Kyzarok / MScProject_AURORA_with_RNN

Extending Autonomous Skill Discovery with Recurrent Neural Networks
2 stars 0 forks source link

OriginalCode headers #1

Closed bossdm closed 3 years ago

bossdm commented 3 years ago

I want to work with the c++ version but I can't seem to access the headers from gitlab for the airl_env repository on the tensorflow branch. I cannot login as it seems to be access-restricted.

Would it be possible to put the required headers directly onto github? Based on snippets in the current headers in the repository, I require the following headers (at least) for being able to run the original code:

include <sferes/fit/fit_qd.hpp>

include <sferes/qd/container/archive.hpp>

include <sferes/qd/container/kdtree_storage.hpp>

include <sferes/qd/quality_diversity.hpp>

include <sferes/qd/selector/value_selector.hpp>

include <sferes/qd/selector/score_proportionate.hpp>

Kyzarok commented 3 years ago

When I contacted Dr Cully about this precise issue he said that the README is outdated, I will show the relevant email he sent back to me here:

"Well, the Readme is probably outdated, we are not using docker anymore, but singularity instead. Singularity is the equivalent of docker, but designed for academic usage, so it is compliant with HPCs and avoid some security issues. https://sylabs.io/guides/3.5/user-guide/

You don’t need access to our gitlab server to run the singularity container. Simply, install singularity and run the “start_container.sh” script in the singularity folder. This will compile a “sandbox” container and give you access to a shell inside the container. From there, you just have to do: cd /git/sferes2/ and then ./setup.sh. The setup.sh will do the ./waf configure and ./waf to compile the experiment, so you don’t have to bother with this. This compilation will an executable in the build folder. "

Hope this helps, I will put the headers you specified onto github if this does not work.
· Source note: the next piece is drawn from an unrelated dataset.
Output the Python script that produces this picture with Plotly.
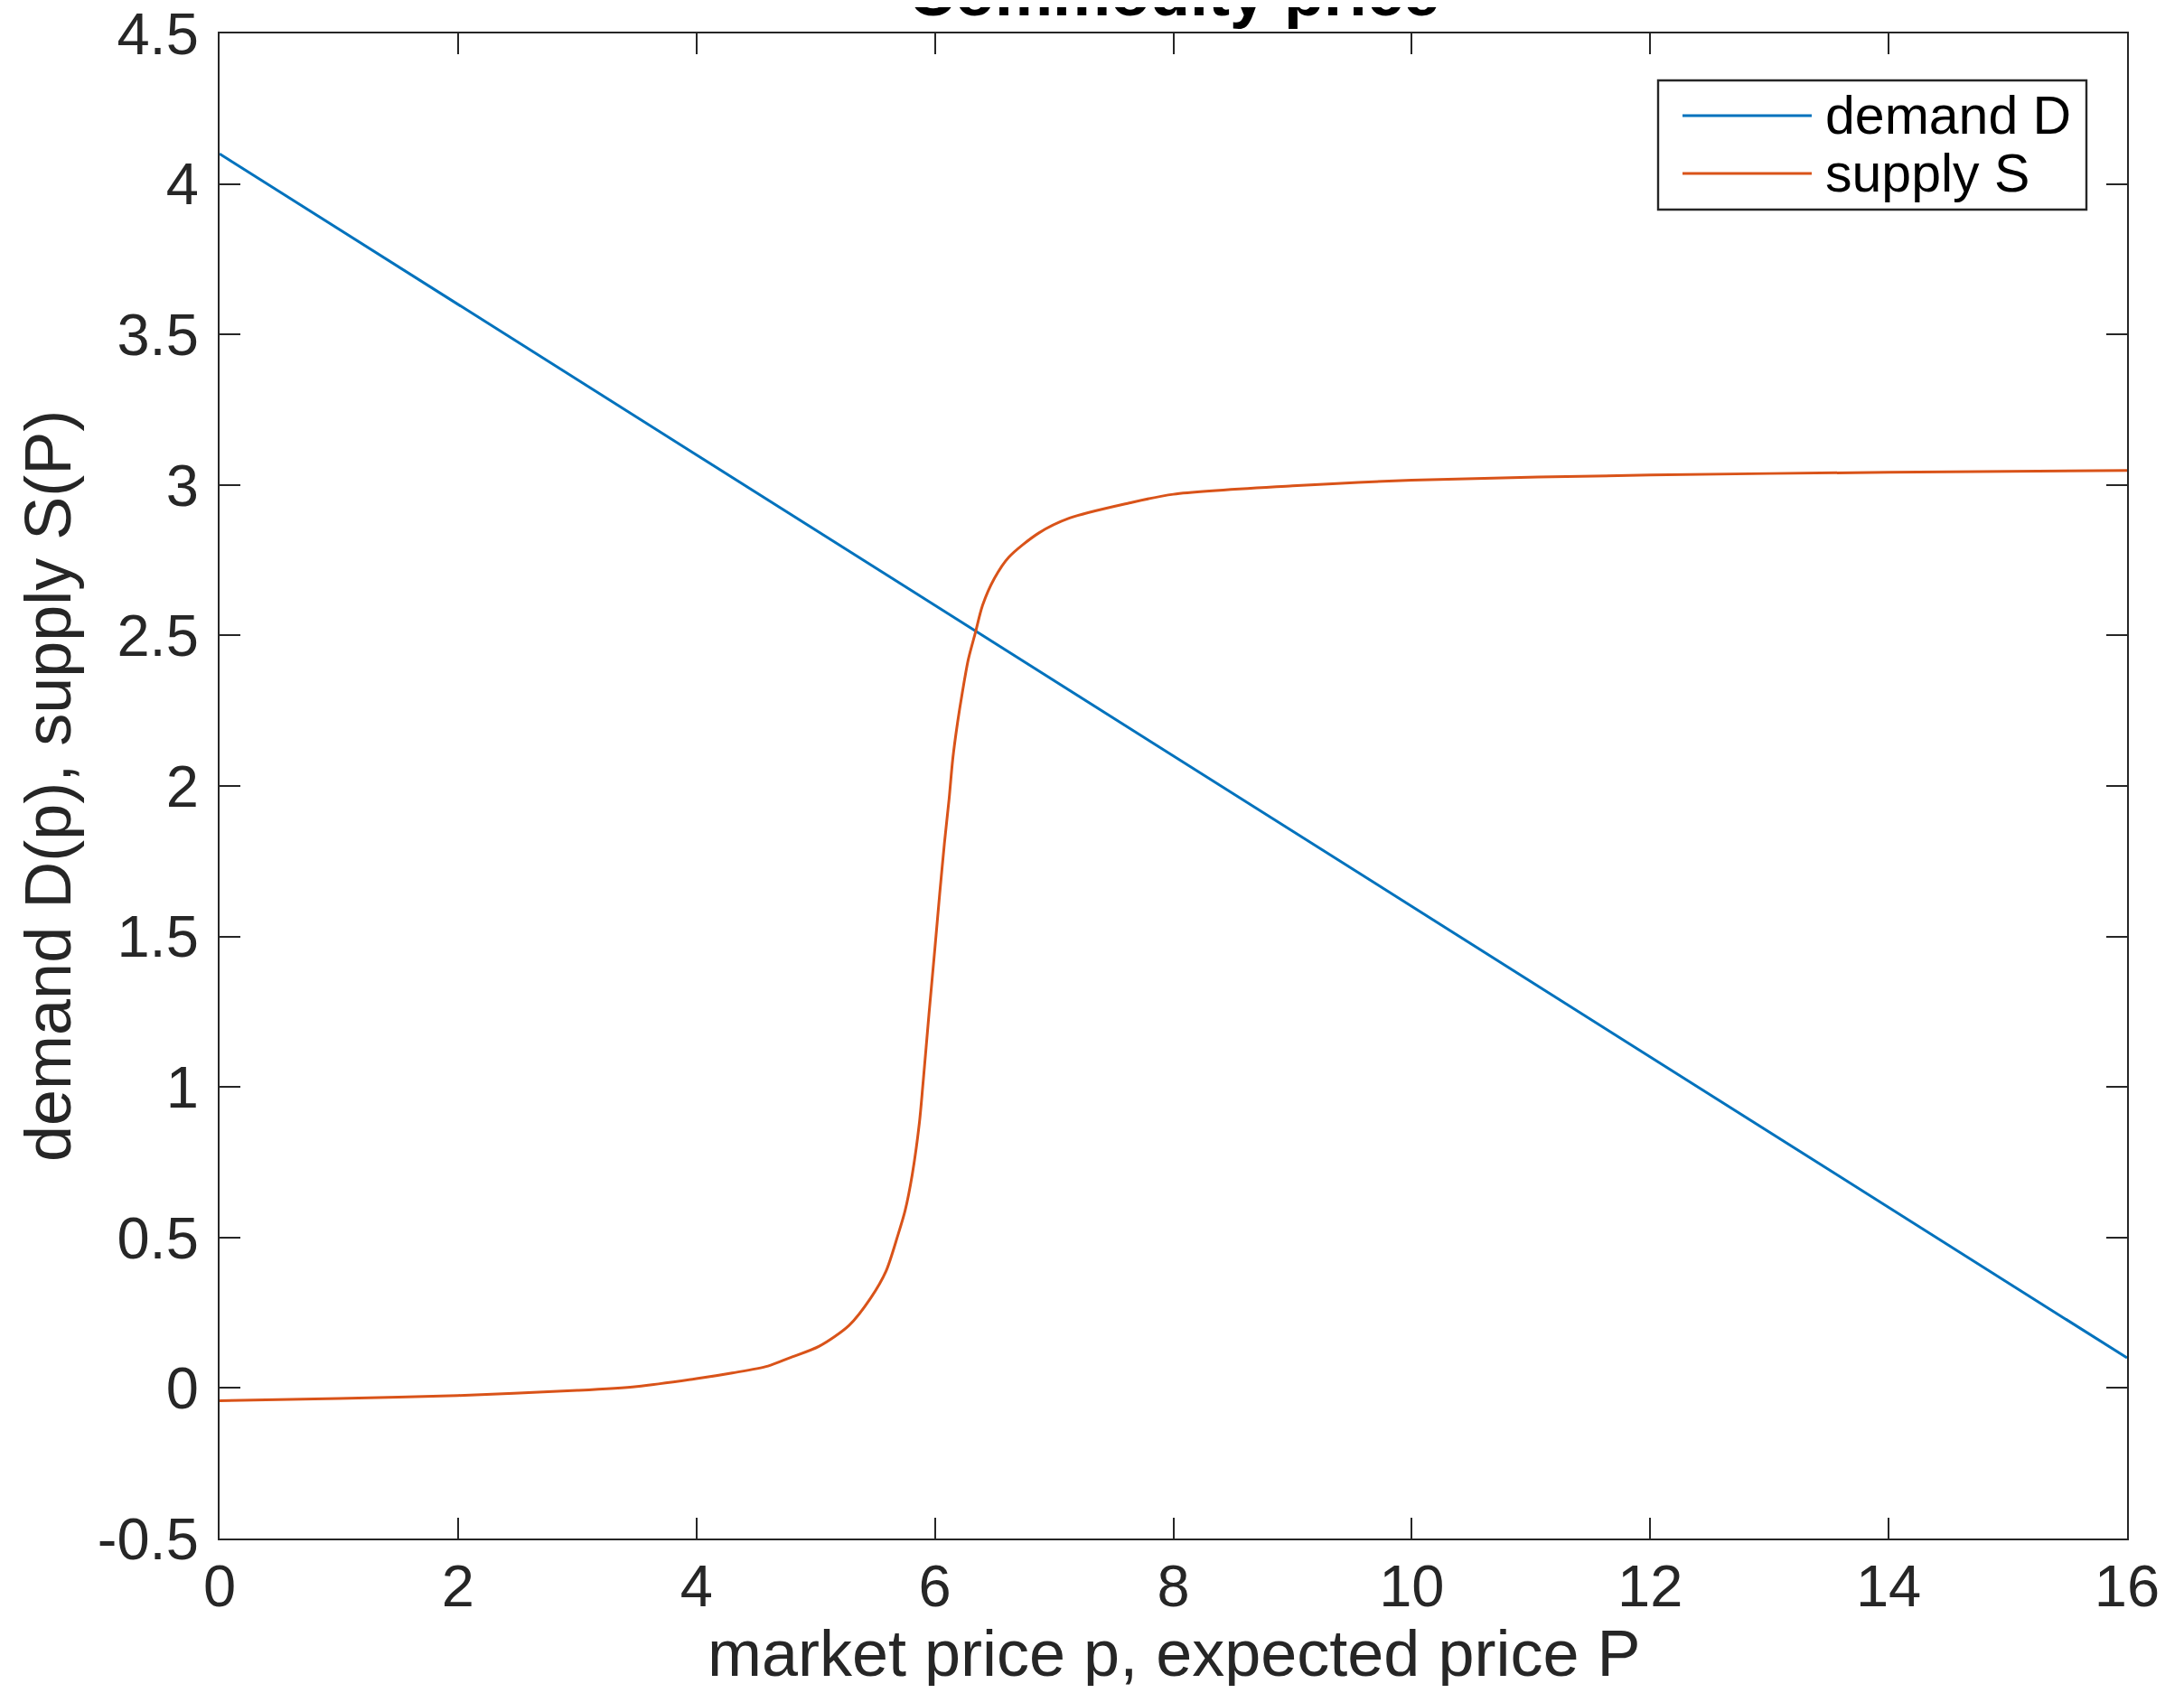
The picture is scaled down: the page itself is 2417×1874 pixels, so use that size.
import plotly.graph_objects as go

# ---------------- data ----------------
demand_p = [0, 16]
demand_D = [4.1, 0.1]

supply_P = [0, 1, 2, 3, 3.5, 4, 4.3, 4.6, 4.78, 5.03, 5.28, 5.46, 5.59, 5.69, 5.75,
            5.81, 5.87, 5.90, 5.95, 6.00, 6.04, 6.08, 6.12, 6.15, 6.19, 6.23, 6.28,
            6.34, 6.40, 6.50, 6.62, 6.87, 7.13, 7.63, 8, 9, 10, 12, 14, 16]
supply_S = [-0.042, -0.035, -0.025, -0.008, 0.005, 0.031, 0.05, 0.073, 0.10, 0.139, 0.208,
            0.298, 0.388, 0.508, 0.589, 0.709, 0.881, 1.01, 1.24, 1.46, 1.64, 1.81, 1.96,
            2.09, 2.21, 2.31, 2.42, 2.51, 2.60, 2.69, 2.76, 2.84, 2.89, 2.94, 2.969,
            2.997, 3.016, 3.033, 3.042, 3.048]

x_ticks = [0, 2, 4, 6, 8, 10, 12, 14, 16]
x_ticklabels = ["0", "2", "4", "6", "8", "10", "12", "14", "16"]
y_ticks = [-0.5, 0, 0.5, 1, 1.5, 2, 2.5, 3, 3.5, 4, 4.5]
y_ticklabels = ["-0.5", "0", "0.5", "1", "1.5", "2", "2.5", "3", "3.5", "4", "4.5"]

series_names = ["demand D", "supply S"]
series_colors = ["#0072BD", "#D95319"]

# ---------------- layout geometry (page pixels) ----------------
PAGE_OFF = 8          # default body margin of the html page
W, H = 2417 - 2 * PAGE_OFF, 1874 - 2 * PAGE_OFF
PL, PR, PT, PB = 243, 2354, 37, 1703   # plot area in page pixels

def px(xpage):
    return (xpage - PL) / (PR - PL)

def py(ypage):
    return (PB - ypage) / (PB - PT)

FONT = "Liberation Sans, Arial, Helvetica, sans-serif"
AX = "#262626"

fig = go.Figure()
fig.add_trace(go.Scatter(x=demand_p, y=demand_D, mode="lines", name=series_names[0],
                         line=dict(color=series_colors[0], width=3), showlegend=False))
fig.add_trace(go.Scatter(x=supply_P, y=supply_S, mode="lines", name=series_names[1],
                         line=dict(color=series_colors[1], width=3, shape="spline",
                                   smoothing=0.8),
                         showlegend=False))

axis_common = dict(showline=True, linecolor=AX, linewidth=2.4, mirror="ticks",
                   ticks="inside", ticklen=23, tickwidth=2.4, tickcolor=AX,
                   showgrid=False, zeroline=False, ticklabeloverflow="allow",
                   automargin=False,
                   tickfont=dict(family=FONT, size=65, color=AX))

fig.update_xaxes(range=[0, 16], tickvals=x_ticks, ticktext=x_ticklabels,
                 ticklabelstandoff=-5, **axis_common)
fig.update_yaxes(range=[-0.5, 4.5], tickvals=y_ticks, ticktext=y_ticklabels,
                 ticklabelstandoff=8, **axis_common)

annotations = [
    dict(text="<b>Commodity price</b>", x=0.5, y=py(-8), xref="paper", yref="paper",
         xanchor="center", yanchor="middle", showarrow=False,
         font=dict(family=FONT, size=72, color="#000000")),
    dict(text="market price p, expected price P", x=0.5, y=py(1830), xref="paper", yref="paper",
         xanchor="center", yanchor="middle", showarrow=False,
         font=dict(family=FONT, size=72, color=AX)),
    dict(text="demand D(p), supply S(P)", x=px(53), y=0.5, xref="paper", yref="paper",
         xanchor="center", yanchor="middle", textangle=-90, showarrow=False,
         font=dict(family=FONT, size=72, color=AX)),
]

# legend drawn as box + sample lines + labels
shapes = [dict(type="rect", xref="paper", yref="paper", x0=px(1835), x1=px(2309),
               y0=py(232), y1=py(89), line=dict(color=AX, width=2.4), fillcolor="white")]
rows = [128, 192]
for name, color, yrow in zip(series_names, series_colors, rows):
    shapes.append(dict(type="line", xref="paper", yref="paper", x0=px(1862), x1=px(2005),
                       y0=py(yrow), y1=py(yrow), line=dict(color=color, width=3)))
    annotations.append(dict(text=name, x=px(2018), y=py(yrow), xref="paper", yref="paper",
                            xanchor="left", yanchor="middle", showarrow=False,
                            font=dict(family=FONT, size=59, color="#000000")))

fig.update_layout(width=W, height=H,
                  margin=dict(l=PL - PAGE_OFF, r=W - (PR - PAGE_OFF), t=PT - PAGE_OFF,
                              b=H - (PB - PAGE_OFF), pad=0, autoexpand=False),
                  paper_bgcolor="white", plot_bgcolor="white",
                  annotations=annotations, shapes=shapes, showlegend=False)

fig.write_html("out.html")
bossdm commented 3 years ago

Hi, for singularity version 3.7.3+94-g32d599245 I am having some trouble with the start_container.sh, getting the following error:

Visualisation available after activating the visu_server.sh script at the http://localhost:6080/ example_tf_sferes.simg does not exist, building it now from singularity.def FATAL: could not use fakeroot: no mapping entry found in /etc/subuid for root FATAL: could not open image /home/david/MScProject_AURORA_with_RNN/OriginalCode/example_tf_sferes-master/singularity/example_tf_sferes.simg: failed to retrieve path for /home/david/MScProject_AURORA_with_RNN/OriginalCode/example_tf_sferes-master/singularity/example_tf_sferes.simg: lstat /home/david/MScProject_AURORA_with_RNN/OriginalCode/example_tf_sferes-master/singularity/example_tf_sferes.simg: no such file or directory

This only happens when using the --fakeroot options as in the file.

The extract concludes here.